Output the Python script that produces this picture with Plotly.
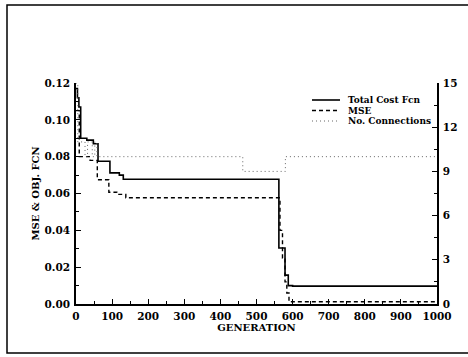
import plotly.graph_objects as go

# ---- data ----
cost_gen = [0, 4, 8, 13, 30, 48, 61, 94, 120, 131, 562, 579, 588, 600, 1000]
cost_val = [0.117, 0.112, 0.107, 0.090, 0.089, 0.087, 0.0775, 0.0712, 0.0700, 0.0677,
            0.0304, 0.0157, 0.0100, 0.0097, 0.0097]

mse_gen = [0, 9, 39, 59, 91, 113, 138, 565, 572, 579, 584, 590, 1000]
mse_val = [0.105, 0.080, 0.078, 0.0675, 0.0607, 0.0595, 0.0577, 0.040, 0.025, 0.012,
           0.006, 0.0012, 0.0012]

conn_gen = [0, 5, 25, 32, 45, 52, 58, 462, 580, 1000]
conn_val = [15, 11, 10, 11, 10, 11, 10, 9, 10, 10]

legend_names = ["Total Cost Fcn", "MSE", "No. Connections"]
x_ticks = [0, 100, 200, 300, 400, 500, 600, 700, 800, 900, 1000]
y_ticks = [0.00, 0.02, 0.04, 0.06, 0.08, 0.10, 0.12]
y2_ticks = [0, 3, 6, 9, 12, 15]

FONT = "DejaVu Serif"
W, H = 468, 357
L, R, T, B = 76, 31, 83, 53
pw, ph = W - L - R, H - T - B

def px2paper(x, y):
    return (x - L) / pw, (H - B - y) / ph

fig = go.Figure()
fig.add_trace(go.Scatter(x=cost_gen, y=cost_val, mode="lines", line_shape="hv",
                         line=dict(color="black", width=1.6), name=legend_names[0],
                         showlegend=False))
fig.add_trace(go.Scatter(x=mse_gen, y=mse_val, mode="lines", line_shape="hv",
                         line=dict(color="black", width=1.4, dash="4px,3px"),
                         name=legend_names[1], showlegend=False))
fig.add_trace(go.Scatter(x=conn_gen, y=conn_val, mode="lines", line_shape="hv",
                         line=dict(color="#666666", width=1, dash="1px,3px"),
                         name=legend_names[2], yaxis="y2", showlegend=False))

tickfont = dict(family=FONT, size=10.5, color="black", weight="bold")
titlefont = dict(family=FONT, size=10, color="black", weight="bold")

fig.update_layout(
    width=W, height=H,
    margin=dict(l=L, r=R, t=T, b=B, autoexpand=False),
    paper_bgcolor="white", plot_bgcolor="white",
    showlegend=False,
    xaxis=dict(range=[0, 1000], tickvals=x_ticks, showgrid=False, zeroline=False,
               showline=True, linecolor="black", linewidth=1.5,
               ticks="inside", ticklen=5, tickwidth=1, tickcolor="black",
               minor=dict(dtick=50, ticks="inside", ticklen=3, tickcolor="black"),
               tickfont=tickfont, ticklabelstandoff=2,
               title=dict(text="GENERATION", font=titlefont, standoff=1)),
    yaxis=dict(range=[0, 0.12], tickvals=y_ticks, tickformat=".2f", showgrid=False,
               zeroline=False, showline=True, linecolor="black", linewidth=1.5,
               ticks="inside", ticklen=5, tickwidth=1, tickcolor="black",
               minor=dict(dtick=0.01, ticks="inside", ticklen=3, tickcolor="black"),
               tickfont=tickfont, ticklabelstandoff=2,
               title=dict(text="MSE & OBJ. FCN", font=titlefont, standoff=3)),
    yaxis2=dict(range=[0, 15], tickvals=y2_ticks, overlaying="y", side="right",
                showgrid=False, zeroline=False, showline=True, linecolor="black",
                linewidth=1.5, ticks="inside", ticklen=5, tickwidth=1, tickcolor="black",
                minor=dict(dtick=1.5, ticks="inside", ticklen=3, tickcolor="black"),
                tickfont=tickfont, ticklabelstandoff=2),
)

# outer frame
x0, y0 = px2paper(7, 5)
x1, y1 = px2paper(475, 353)
fig.add_shape(type="rect", xref="paper", yref="paper", x0=x0, y0=y1, x1=x1, y1=y0,
              line=dict(color="black", width=1.5), fillcolor="rgba(0,0,0,0)")

# manual legend
styles = [dict(color="black", width=1.6),
          dict(color="black", width=1.4, dash="4px,3px"),
          dict(color="#666666", width=1, dash="1px,3px")]
rows_y = [100, 110.5, 121]
for name, st, ry in zip(legend_names, styles, rows_y):
    lx0, ly = px2paper(312, ry)
    lx1, _ = px2paper(340, ry)
    fig.add_shape(type="line", xref="paper", yref="paper", x0=lx0, x1=lx1, y0=ly, y1=ly,
                  line=st)
    tx, _ = px2paper(346, ry)
    fig.add_annotation(text=name, xref="paper", yref="paper", x=tx, y=ly,
                       xanchor="left", yanchor="middle", showarrow=False,
                       font=dict(family=FONT, size=9, color="black", weight="bold"))

fig.write_html("out.html", config={"displayModeBar": False},
               post_script="document.body.style.margin='0';document.body.style.overflow='hidden';")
- - - - - - -
▶ Stated exercise
Reproduce exactly the run of lines that opens the listing and closes with the line holding "import plotly.graph_objects as go". Pictures are excluded.

▶ Finished answer
Output the Python script that produces this picture with Plotly.
import plotly.graph_objects as go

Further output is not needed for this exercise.